## AIM:
Copy the material that follows word for word and omit its pictures.

## PROVIDED MATERIAL:
* Start *

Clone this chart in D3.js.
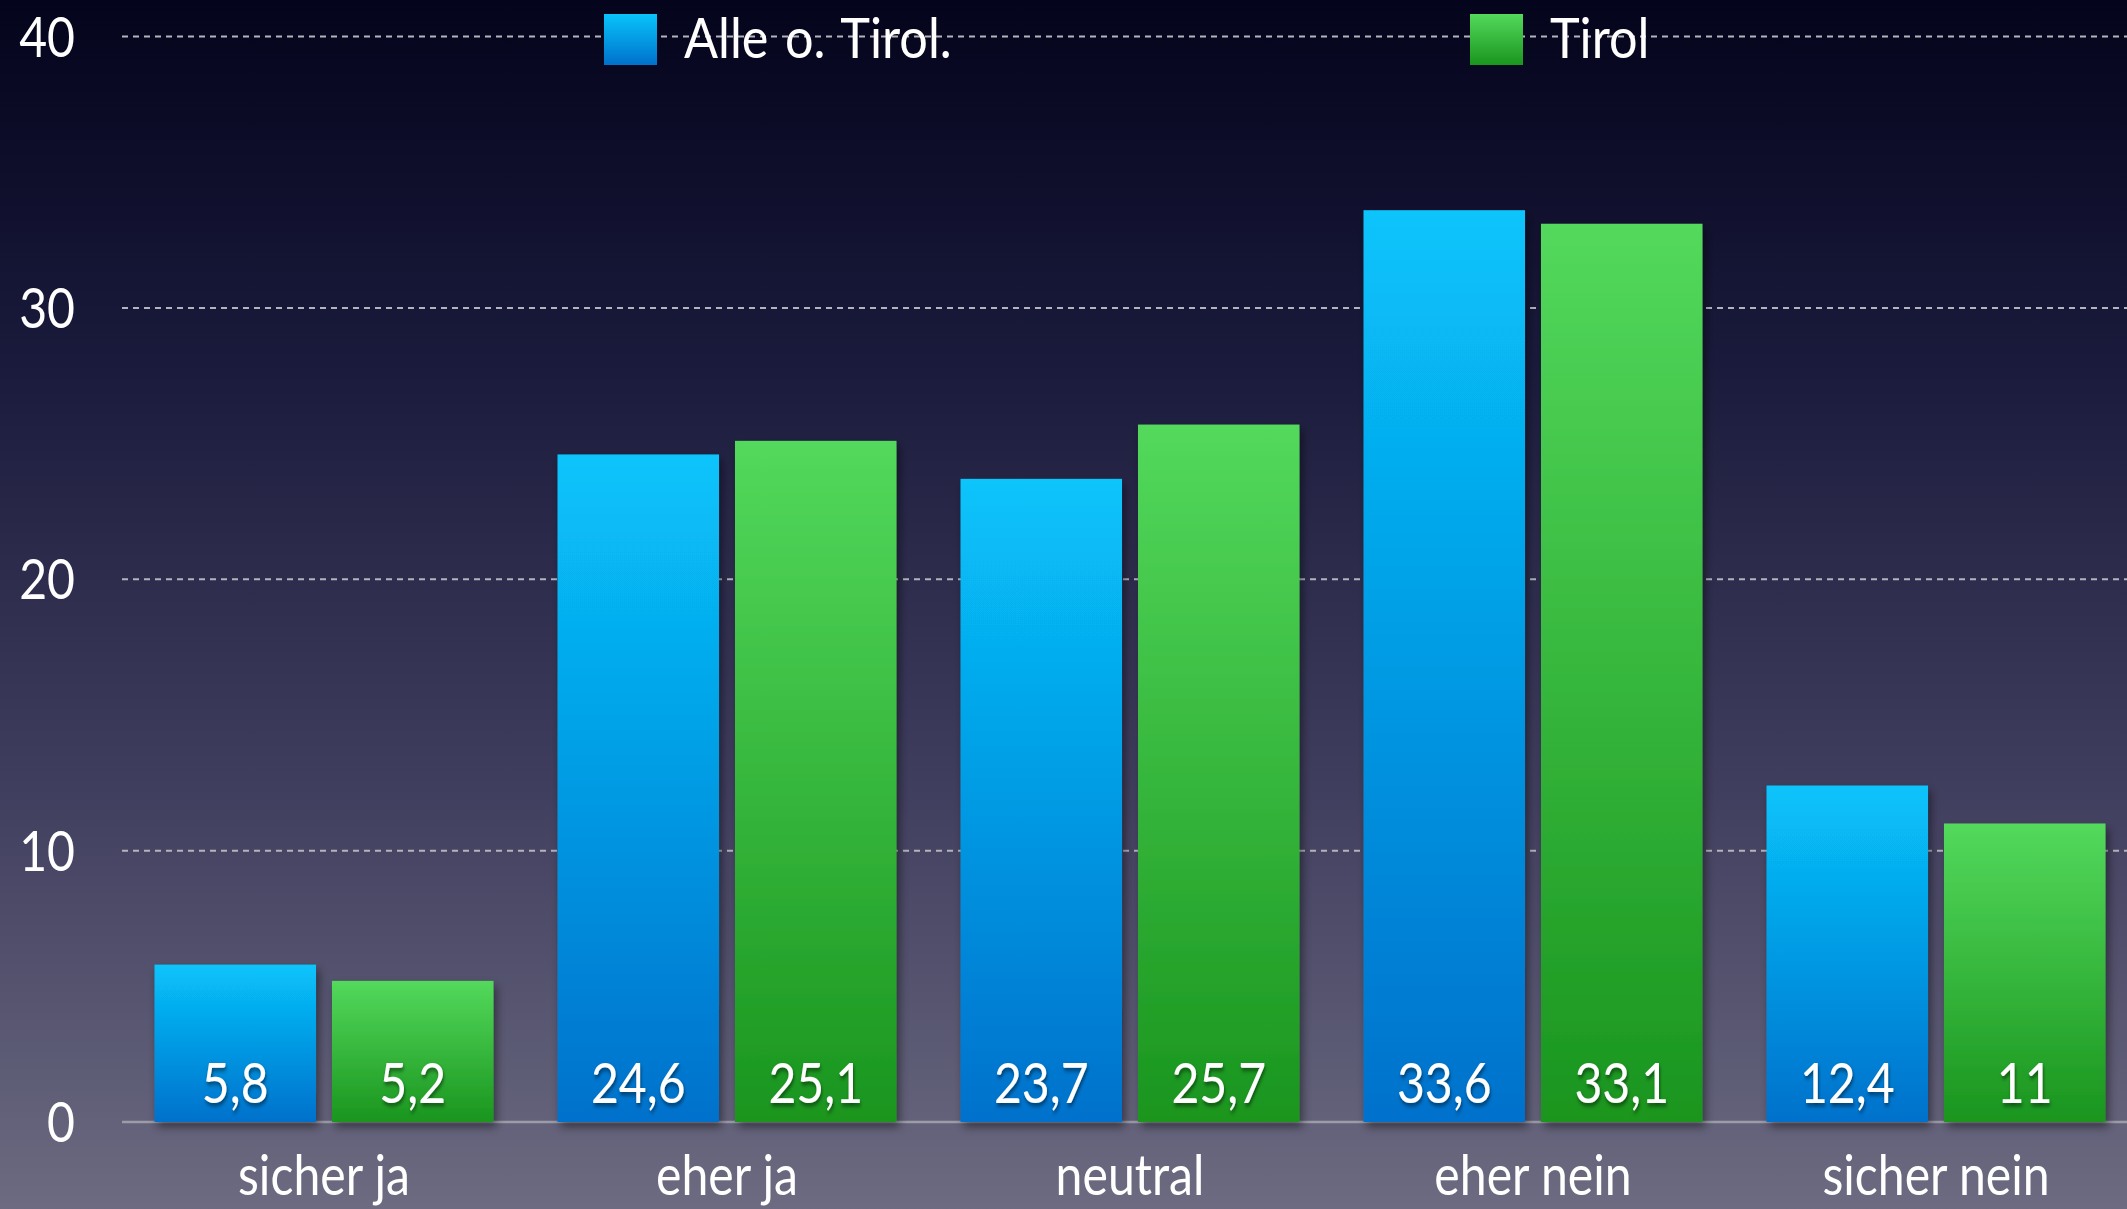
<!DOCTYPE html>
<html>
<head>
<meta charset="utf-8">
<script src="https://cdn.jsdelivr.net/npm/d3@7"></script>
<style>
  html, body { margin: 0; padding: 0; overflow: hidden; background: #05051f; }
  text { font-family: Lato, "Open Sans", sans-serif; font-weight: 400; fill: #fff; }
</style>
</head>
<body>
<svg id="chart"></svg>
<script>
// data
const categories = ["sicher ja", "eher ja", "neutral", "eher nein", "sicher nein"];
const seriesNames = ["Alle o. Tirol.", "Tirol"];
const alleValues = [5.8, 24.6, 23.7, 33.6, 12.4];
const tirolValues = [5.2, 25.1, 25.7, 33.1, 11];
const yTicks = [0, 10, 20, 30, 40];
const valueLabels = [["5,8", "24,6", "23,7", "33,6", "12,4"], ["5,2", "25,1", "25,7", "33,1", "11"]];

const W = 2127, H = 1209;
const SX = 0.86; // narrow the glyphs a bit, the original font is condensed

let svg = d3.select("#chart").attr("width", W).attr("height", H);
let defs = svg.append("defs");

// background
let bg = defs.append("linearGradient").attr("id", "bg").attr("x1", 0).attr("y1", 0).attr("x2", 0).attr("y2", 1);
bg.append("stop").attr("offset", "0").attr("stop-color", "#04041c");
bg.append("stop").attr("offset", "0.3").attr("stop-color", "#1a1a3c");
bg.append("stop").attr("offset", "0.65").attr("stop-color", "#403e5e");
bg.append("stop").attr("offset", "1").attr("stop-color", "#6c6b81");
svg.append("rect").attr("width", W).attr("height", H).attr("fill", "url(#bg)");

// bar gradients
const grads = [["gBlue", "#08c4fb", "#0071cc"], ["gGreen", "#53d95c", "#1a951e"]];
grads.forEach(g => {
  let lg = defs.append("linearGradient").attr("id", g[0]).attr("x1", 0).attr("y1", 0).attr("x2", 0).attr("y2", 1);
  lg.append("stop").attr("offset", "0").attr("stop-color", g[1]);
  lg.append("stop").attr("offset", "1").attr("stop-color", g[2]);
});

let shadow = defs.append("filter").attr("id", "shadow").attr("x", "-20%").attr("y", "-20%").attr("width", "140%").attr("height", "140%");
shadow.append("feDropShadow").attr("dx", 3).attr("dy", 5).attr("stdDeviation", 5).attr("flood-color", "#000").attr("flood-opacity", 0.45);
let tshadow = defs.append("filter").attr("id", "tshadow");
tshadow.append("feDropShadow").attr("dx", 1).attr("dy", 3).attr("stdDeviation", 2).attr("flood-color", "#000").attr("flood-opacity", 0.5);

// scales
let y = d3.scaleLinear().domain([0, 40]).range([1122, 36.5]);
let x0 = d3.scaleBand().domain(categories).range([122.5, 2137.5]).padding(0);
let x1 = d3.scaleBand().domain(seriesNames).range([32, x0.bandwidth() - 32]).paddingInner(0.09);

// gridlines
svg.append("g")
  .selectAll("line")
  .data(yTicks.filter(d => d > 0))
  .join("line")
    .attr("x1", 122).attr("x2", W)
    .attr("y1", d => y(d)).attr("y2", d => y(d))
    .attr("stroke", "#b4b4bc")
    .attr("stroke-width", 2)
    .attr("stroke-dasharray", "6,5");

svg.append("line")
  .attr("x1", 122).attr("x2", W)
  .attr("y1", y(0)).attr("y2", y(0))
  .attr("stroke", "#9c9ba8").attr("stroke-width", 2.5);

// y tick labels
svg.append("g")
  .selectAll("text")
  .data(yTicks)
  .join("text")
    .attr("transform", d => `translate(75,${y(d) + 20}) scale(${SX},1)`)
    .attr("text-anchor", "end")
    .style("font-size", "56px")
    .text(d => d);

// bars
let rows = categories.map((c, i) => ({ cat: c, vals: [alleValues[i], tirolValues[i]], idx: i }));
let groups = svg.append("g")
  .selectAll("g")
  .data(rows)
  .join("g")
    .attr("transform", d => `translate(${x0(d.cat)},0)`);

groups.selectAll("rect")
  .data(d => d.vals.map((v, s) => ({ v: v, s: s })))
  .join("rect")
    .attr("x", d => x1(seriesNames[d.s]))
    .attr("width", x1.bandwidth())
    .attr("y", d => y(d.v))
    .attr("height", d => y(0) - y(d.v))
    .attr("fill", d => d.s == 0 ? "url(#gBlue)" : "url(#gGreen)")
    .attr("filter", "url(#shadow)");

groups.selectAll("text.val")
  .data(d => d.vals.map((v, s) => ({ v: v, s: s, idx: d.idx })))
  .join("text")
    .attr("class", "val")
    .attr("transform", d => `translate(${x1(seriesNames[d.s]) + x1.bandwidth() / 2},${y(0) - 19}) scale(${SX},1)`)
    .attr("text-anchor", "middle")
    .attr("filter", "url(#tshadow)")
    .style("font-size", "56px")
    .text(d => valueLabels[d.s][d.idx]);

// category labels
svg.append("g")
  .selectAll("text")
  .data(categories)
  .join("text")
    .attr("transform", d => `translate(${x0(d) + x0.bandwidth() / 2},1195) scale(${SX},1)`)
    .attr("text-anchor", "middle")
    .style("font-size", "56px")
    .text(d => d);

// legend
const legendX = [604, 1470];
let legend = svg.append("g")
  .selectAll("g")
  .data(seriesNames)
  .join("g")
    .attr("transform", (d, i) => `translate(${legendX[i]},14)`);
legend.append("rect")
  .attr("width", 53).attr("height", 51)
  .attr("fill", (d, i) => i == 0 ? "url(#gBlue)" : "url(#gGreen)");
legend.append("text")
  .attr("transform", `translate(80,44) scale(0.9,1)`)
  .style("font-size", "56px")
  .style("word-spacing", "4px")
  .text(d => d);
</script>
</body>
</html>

* End *

## RESPONSE TO THE TASK:
Clone this chart in D3.js.
<!DOCTYPE html>
<html>
<head>
<meta charset="utf-8">
<script src="https://cdn.jsdelivr.net/npm/d3@7"></script>
<style>
  html, body { margin: 0; padding: 0; overflow: hidden; background: #05051f; }
  text { font-family: Lato, "Open Sans", sans-serif; font-weight: 400; fill: #fff; }
</style>
</head>
<body>
<svg id="chart"></svg>
<script>
// data
const categories = ["sicher ja", "eher ja", "neutral", "eher nein", "sicher nein"];
const seriesNames = ["Alle o. Tirol.", "Tirol"];
const alleValues = [5.8, 24.6, 23.7, 33.6, 12.4];
const tirolValues = [5.2, 25.1, 25.7, 33.1, 11];
const yTicks = [0, 10, 20, 30, 40];
const valueLabels = [["5,8", "24,6", "23,7", "33,6", "12,4"], ["5,2", "25,1", "25,7", "33,1", "11"]];

const W = 2127, H = 1209;
const SX = 0.86; // narrow the glyphs a bit, the original font is condensed

let svg = d3.select("#chart").attr("width", W).attr("height", H);
let defs = svg.append("defs");

// background
let bg = defs.append("linearGradient").attr("id", "bg").attr("x1", 0).attr("y1", 0).attr("x2", 0).attr("y2", 1);
bg.append("stop").attr("offset", "0").attr("stop-color", "#04041c");
bg.append("stop").attr("offset", "0.3").attr("stop-color", "#1a1a3c");
bg.append("stop").attr("offset", "0.65").attr("stop-color", "#403e5e");
bg.append("stop").attr("offset", "1").attr("stop-color", "#6c6b81");
svg.append("rect").attr("width", W).attr("height", H).attr("fill", "url(#bg)");

// bar gradients
const grads = [["gBlue", "#08c4fb", "#0071cc"], ["gGreen", "#53d95c", "#1a951e"]];
grads.forEach(g => {
  let lg = defs.append("linearGradient").attr("id", g[0]).attr("x1", 0).attr("y1", 0).attr("x2", 0).attr("y2", 1);
  lg.append("stop").attr("offset", "0").attr("stop-color", g[1]);
  lg.append("stop").attr("offset", "1").attr("stop-color", g[2]);
});

let shadow = defs.append("filter").attr("id", "shadow").attr("x", "-20%").attr("y", "-20%").attr("width", "140%").attr("height", "140%");
shadow.append("feDropShadow").attr("dx", 3).attr("dy", 5).attr("stdDeviation", 5).attr("flood-color", "#000").attr("flood-opacity", 0.45);
let tshadow = defs.append("filter").attr("id", "tshadow");
tshadow.append("feDropShadow").attr("dx", 1).attr("dy", 3).attr("stdDeviation", 2).attr("flood-color", "#000").attr("flood-opacity", 0.5);

// scales
let y = d3.scaleLinear().domain([0, 40]).range([1122, 36.5]);
let x0 = d3.scaleBand().domain(categories).range([122.5, 2137.5]).padding(0);
let x1 = d3.scaleBand().domain(seriesNames).range([32, x0.bandwidth() - 32]).paddingInner(0.09);

// gridlines
svg.append("g")
  .selectAll("line")
  .data(yTicks.filter(d => d > 0))
  .join("line")
    .attr("x1", 122).attr("x2", W)
    .attr("y1", d => y(d)).attr("y2", d => y(d))
    .attr("stroke", "#b4b4bc")
    .attr("stroke-width", 2)
    .attr("stroke-dasharray", "6,5");

svg.append("line")
  .attr("x1", 122).attr("x2", W)
  .attr("y1", y(0)).attr("y2", y(0))
  .attr("stroke", "#9c9ba8").attr("stroke-width", 2.5);

// y tick labels
svg.append("g")
  .selectAll("text")
  .data(yTicks)
  .join("text")
    .attr("transform", d => `translate(75,${y(d) + 20}) scale(${SX},1)`)
    .attr("text-anchor", "end")
    .style("font-size", "56px")
    .text(d => d);

// bars
let rows = categories.map((c, i) => ({ cat: c, vals: [alleValues[i], tirolValues[i]], idx: i }));
let groups = svg.append("g")
  .selectAll("g")
  .data(rows)
  .join("g")
    .attr("transform", d => `translate(${x0(d.cat)},0)`);

groups.selectAll("rect")
  .data(d => d.vals.map((v, s) => ({ v: v, s: s })))
  .join("rect")
    .attr("x", d => x1(seriesNames[d.s]))
    .attr("width", x1.bandwidth())
    .attr("y", d => y(d.v))
    .attr("height", d => y(0) - y(d.v))
    .attr("fill", d => d.s == 0 ? "url(#gBlue)" : "url(#gGreen)")
    .attr("filter", "url(#shadow)");

groups.selectAll("text.val")
  .data(d => d.vals.map((v, s) => ({ v: v, s: s, idx: d.idx })))
  .join("text")
    .attr("class", "val")
    .attr("transform", d => `translate(${x1(seriesNames[d.s]) + x1.bandwidth() / 2},${y(0) - 19}) scale(${SX},1)`)
    .attr("text-anchor", "middle")
    .attr("filter", "url(#tshadow)")
    .style("font-size", "56px")
    .text(d => valueLabels[d.s][d.idx]);

// category labels
svg.append("g")
  .selectAll("text")
  .data(categories)
  .join("text")
    .attr("transform", d => `translate(${x0(d) + x0.bandwidth() / 2},1195) scale(${SX},1)`)
    .attr("text-anchor", "middle")
    .style("font-size", "56px")
    .text(d => d);

// legend
const legendX = [604, 1470];
let legend = svg.append("g")
  .selectAll("g")
  .data(seriesNames)
  .join("g")
    .attr("transform", (d, i) => `translate(${legendX[i]},14)`);
legend.append("rect")
  .attr("width", 53).attr("height", 51)
  .attr("fill", (d, i) => i == 0 ? "url(#gBlue)" : "url(#gGreen)");
legend.append("text")
  .attr("transform", `translate(80,44) scale(0.9,1)`)
  .style("font-size", "56px")
  .style("word-spacing", "4px")
  .text(d => d);
</script>
</body>
</html>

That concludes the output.